I barely saw anything at the cinema in 2015, so this year I decided to give myself a good kick up the backside and go as often as possible. My first step was a subscription to Cineworld Unlimited, so I would be guilt-tripped into making sure I at least got my money’s worth (and it would maybe encourage me to see films I wouldn’t usually rush to see), and my second step was to renew my subscription to the IFI so I could still enjoy their more obscure film selection.
The first quarter of this year kicked off with 3 Westerns (and Jane’s Got A Gun is out soon), making for a sort of surprise renaissance. The most talked about of these was The Revenant, which is partly a dark masterpiece and partly a giggle at the lengths Leo will go to win a Best Actor Oscar (I spent the entire film wondering what crazy thing he was going to do next). Seriously, I kept forgetting I was watching a movie and instead felt like I was watching a bizarre episode of I’m A Celebrity Get Me Out Of Here, where a washed-up Leo has to fight a Bear and then eat a Bison liver to win meals for his camp-mates.
The Hateful Eight may have lacked the propulsive narrative of the best Tarantino’s, but I still thought it was a great ride – especially at the stunning 70mm presentation I saw at the IFI. The epic white shots of the landscape had the same atmospheric efficiency as its obvious influence the Day Of The Outlaw, which set it apart from the more scenic landscape of the other “Western in the snow” this year, The Revenant. As good as it was though, the best Tarantino-esque Western of 2016 so far isn’t by Tarantino: it’s by a new guy and it’s called Bone Tomohawk.
Yes, Bone Tomohawk is very Tarantino. As well as sharing his sharp ear for dialogue and penchant for extreme violence (actually, to be honest, the ending is closer to the brutality of Takashi Miike’s Audition), Bone Tomohawk also borrows its structure from From Dusk till Dawn. But, like all the best Tarantino films, it has bags of originality alongside the influences. Somehow the “The Searchers meets The Hills Have Eyes” plot really works and it is also very scary in places. Another great entry into the “new wave” of more interesting horror that is currently building momentum in the post “torture porn” world (see also, The Babadook and It Follows).

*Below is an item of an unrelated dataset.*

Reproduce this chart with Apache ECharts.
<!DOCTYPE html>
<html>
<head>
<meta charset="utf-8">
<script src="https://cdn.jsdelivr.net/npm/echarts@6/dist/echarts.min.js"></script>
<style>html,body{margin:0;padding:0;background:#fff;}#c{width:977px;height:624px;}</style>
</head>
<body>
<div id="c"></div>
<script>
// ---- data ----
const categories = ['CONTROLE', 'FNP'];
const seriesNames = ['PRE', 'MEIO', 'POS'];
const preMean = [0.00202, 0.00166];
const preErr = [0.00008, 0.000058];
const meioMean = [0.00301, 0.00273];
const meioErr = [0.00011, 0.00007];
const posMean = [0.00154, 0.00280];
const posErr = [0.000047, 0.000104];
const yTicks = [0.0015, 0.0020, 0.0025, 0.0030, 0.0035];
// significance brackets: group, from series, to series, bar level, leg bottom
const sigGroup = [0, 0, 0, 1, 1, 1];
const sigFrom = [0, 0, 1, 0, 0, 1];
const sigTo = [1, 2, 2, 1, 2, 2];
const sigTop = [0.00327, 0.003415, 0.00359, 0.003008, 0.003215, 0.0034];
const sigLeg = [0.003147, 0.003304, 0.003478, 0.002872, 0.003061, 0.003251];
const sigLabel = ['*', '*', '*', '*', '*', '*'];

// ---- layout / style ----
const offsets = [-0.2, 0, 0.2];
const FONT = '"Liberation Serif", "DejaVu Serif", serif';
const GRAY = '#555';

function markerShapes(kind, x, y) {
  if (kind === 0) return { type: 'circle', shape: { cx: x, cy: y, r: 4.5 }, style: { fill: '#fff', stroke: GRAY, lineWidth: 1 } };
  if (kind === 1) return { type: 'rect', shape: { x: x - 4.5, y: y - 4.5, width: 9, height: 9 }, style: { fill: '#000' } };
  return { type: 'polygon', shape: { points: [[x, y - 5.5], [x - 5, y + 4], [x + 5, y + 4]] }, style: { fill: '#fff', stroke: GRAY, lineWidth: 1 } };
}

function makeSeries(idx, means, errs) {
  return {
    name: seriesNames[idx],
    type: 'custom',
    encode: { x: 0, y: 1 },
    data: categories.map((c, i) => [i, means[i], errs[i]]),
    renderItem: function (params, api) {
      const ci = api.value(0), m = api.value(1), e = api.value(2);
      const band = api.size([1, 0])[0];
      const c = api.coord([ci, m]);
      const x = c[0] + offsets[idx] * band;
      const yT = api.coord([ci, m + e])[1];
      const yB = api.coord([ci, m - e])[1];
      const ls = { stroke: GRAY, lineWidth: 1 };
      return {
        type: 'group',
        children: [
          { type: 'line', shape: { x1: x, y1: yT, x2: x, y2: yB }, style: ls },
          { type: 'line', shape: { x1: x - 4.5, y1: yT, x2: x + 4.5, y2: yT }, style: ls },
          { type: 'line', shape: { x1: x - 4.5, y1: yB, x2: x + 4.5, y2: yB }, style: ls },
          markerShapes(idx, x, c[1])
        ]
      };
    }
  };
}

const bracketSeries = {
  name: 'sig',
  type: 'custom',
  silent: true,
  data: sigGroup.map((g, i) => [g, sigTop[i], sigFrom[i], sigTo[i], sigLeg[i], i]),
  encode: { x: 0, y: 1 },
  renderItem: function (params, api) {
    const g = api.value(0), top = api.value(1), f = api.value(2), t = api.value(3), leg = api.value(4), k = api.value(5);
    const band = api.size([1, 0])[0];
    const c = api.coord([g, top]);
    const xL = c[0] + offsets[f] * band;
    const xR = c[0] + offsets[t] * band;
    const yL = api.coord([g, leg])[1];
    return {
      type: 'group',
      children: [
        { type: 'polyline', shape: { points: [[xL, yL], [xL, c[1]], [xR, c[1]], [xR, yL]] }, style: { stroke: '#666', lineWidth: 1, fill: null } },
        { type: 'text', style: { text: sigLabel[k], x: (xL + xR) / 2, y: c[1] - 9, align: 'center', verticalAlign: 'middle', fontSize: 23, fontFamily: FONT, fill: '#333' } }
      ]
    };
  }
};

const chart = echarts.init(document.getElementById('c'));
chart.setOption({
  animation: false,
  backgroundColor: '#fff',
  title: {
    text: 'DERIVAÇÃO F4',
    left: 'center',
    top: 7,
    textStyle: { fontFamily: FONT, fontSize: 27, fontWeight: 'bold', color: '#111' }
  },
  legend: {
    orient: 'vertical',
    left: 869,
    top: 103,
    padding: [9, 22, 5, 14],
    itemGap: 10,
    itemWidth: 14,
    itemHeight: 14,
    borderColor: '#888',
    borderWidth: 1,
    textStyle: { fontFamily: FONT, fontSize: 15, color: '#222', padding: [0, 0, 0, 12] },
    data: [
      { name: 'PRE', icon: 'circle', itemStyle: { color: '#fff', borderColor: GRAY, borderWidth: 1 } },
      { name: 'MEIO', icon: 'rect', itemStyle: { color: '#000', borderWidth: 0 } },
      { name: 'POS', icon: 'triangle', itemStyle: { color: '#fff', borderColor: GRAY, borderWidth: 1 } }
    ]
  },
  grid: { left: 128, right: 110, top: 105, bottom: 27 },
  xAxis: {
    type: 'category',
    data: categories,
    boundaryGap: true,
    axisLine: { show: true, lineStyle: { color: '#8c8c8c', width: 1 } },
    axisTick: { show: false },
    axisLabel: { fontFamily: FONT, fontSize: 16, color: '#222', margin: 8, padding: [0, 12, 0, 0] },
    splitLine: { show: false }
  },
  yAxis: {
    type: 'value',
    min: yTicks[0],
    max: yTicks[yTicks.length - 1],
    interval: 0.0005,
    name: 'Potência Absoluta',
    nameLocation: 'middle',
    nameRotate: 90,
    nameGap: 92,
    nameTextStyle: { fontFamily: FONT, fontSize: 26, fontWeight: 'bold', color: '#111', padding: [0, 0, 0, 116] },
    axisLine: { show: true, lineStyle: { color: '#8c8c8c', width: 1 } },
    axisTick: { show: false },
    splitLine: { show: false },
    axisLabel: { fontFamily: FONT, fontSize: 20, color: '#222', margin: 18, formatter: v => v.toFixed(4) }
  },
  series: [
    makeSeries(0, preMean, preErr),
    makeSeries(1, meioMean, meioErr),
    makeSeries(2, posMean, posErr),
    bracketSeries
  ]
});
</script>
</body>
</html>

The film I most need to re-watch so far is martial arts film The Assassin. This is partially because it was filled with beautiful images and atmosphere – filmed in an unusual aspect ratio for an epic – but also partially because it was impossible to follow. That’s not really a criticism, the dreamy logic was part of what made the film great; even if I did, at times, wish I wasn’t deliberately being held at such distance by the director.
Heading deep into Oscar Season we had plenty of serious films, made by serious people and filled with serious performances, to enjoy. It doesn’t get more serious than Spotlight, which was an enjoyable twist on All The President’s Men. Room, along side the Revenant, was the best of the Oscar contenders, turning a pretty dark concept into something great that was filled with humanity. These films really earned their nominations, but I was disappointed not to see Straight Outta Compton up there too.
Its not Blockbuster Season yet but we have already had some good ones. Mercifully, The Force Awakens wasn’t a let down, largely thanks to BB8. Seriously, I could have happily spent the 2 hours watching him roll about with no plot or context, and would have still bought the T-shirt. Deadpool is the breakout super hero of the year (although not as original as some people claim, has everyone forgotten Kick Ass?) and it was a great romp.
For pure entertainment value this year though, there hasn’t been a film to beat Disney’s Zootopia. It is up there with Toy Story, Finding Nemo and Wall-E as one of the best cartoon films since the start of the computer animation boom. The world building of the city is outstanding, showing up many more serious sci-fi and fantasy films with its vast levels of detail, really showcasing the potential of CGI. Kung Fu Panda 3 may have paled in comparison, but was still an enjoyable watch – perhaps the best of an already solid franchise.
As well as films by Tarantino and Iñárritu, the other great directors to release a movie this year were the Coen Brothers. Hail Ceasar! is enjoyable, filled with pastiches of Hollywood and nods to Barton Fink, but is also possibly their least emotionally engaging work to date. Ben Wheatley’s High Rise was even more decisive and even though I loved it, many didn’t and at least 10 people walked out of the showing I was at. I missed Ballard’s prose but enjoyed the laugh-out-loud dark humour (which you would expect from the team behind Sightseers). It may be a failure in some ways, but I prefer interesting failures to boring successes.
…and that was the first 3 months! 12 films is already more than I saw all of last year, so lets keep this up. What have I got to look forward to? Lots! A new X-Men film, Suicide Squad, Finding Dory…lots of good looking independent releases. Pheww!